Edited by Professor Christina Eckes of the University of Amsterdam, Professor Piet Eeckhout of University College London, and Associate Professor Anne Thies of the University of Reading, Europe and World a Law Review has a companion blog for shorter pieces.
The October 2018 issue of Europe and the World a Law Review is guest-edited by Dr. Vassilis Tzevelekos of the University of Liverpool and Dr. Samantha Velluti of University of Sussex. The issue focuses on extraterritoriality of EU Law and Human Rights after the 2009 Lisbon Treaty.
The articles in the issue are based on a 2017 workshop held at the University of Sussex on EU human rights obligations in relation to external action. The articles raise the question of whether conditionality in EU international agreements - particularly free trade agreements in the area of human rights and social norms - falls under the concept of extraterritoriality.
Of particular interest to trade and human rights and social norms nerds is the obligation in Article 3(5) of the Treaty on the European Union (TEU) that the EU contribute to free and fair trade, eradication of poverty, and the protection of human rights. Professor Gammage explores this obligation in the excellent article "A critique of the extraterritorial obligations of the EU in relation to human rights clauses and social norms in EU free trade agreements."

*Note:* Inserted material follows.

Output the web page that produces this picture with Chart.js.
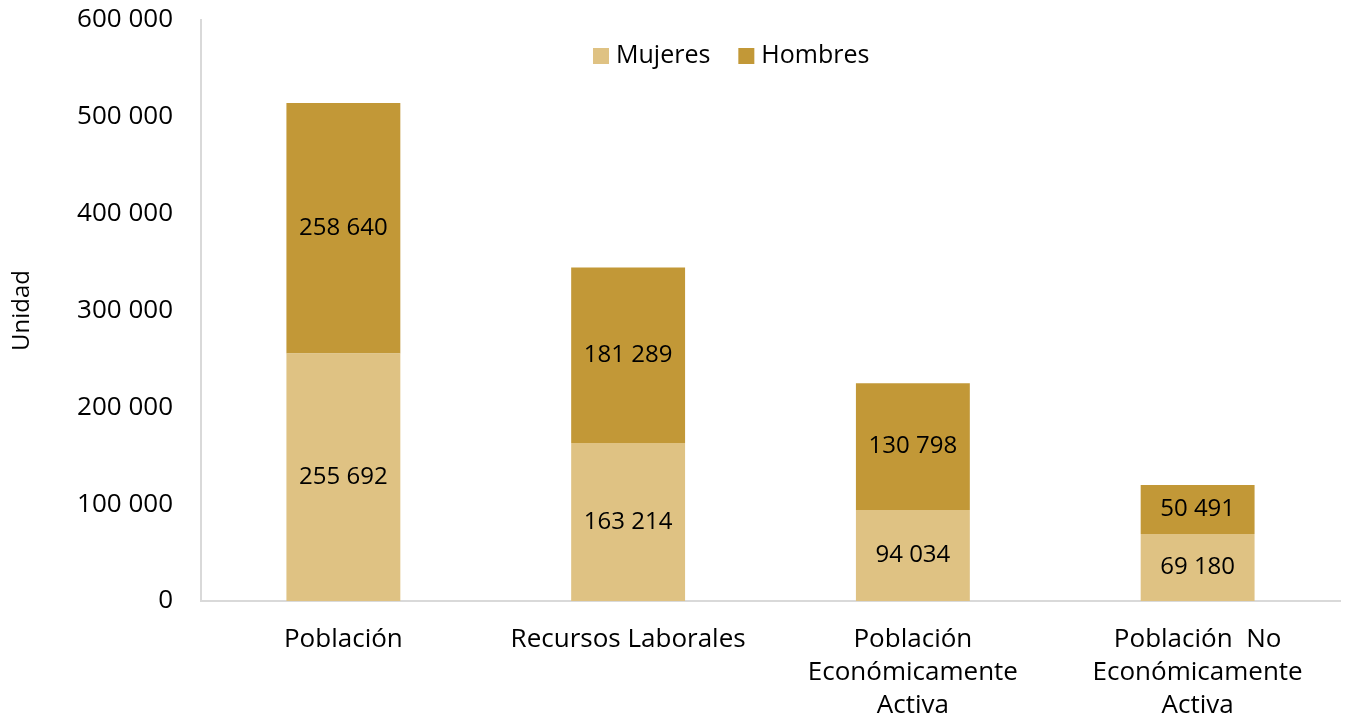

Other articles in the issue explore the binding nature of human rights norms toward individuals outside member state territory who are affected by EU trade and investment policies (Berkes); the EU's extraterritorial obligations in occupied territories (Ryngaert & Fransen); extraterritoriality of human rights norms in public procurement in the context of global supply chains (Corvaglia and Li); and the effectiveness of EU public procurement standards as applied through external trade policies (Sanchez-Graells).
The adoption of the 2030 Sustainable Development Goals by the UN in 2015 obligates the world community to end poverty, improve health and education, reduce inequality, protect our planet, and spur economic growth. Achieving these goals will require an overhaul of our global trading system and its priorities - not an easy task. The authors' exploration of extraterritoriality of EU human rights and social norms in the context of free trade agreements and public procurement in this special issue of Europe and The World a Law Review is a thought-provoking springboard for the hard work ahead of us.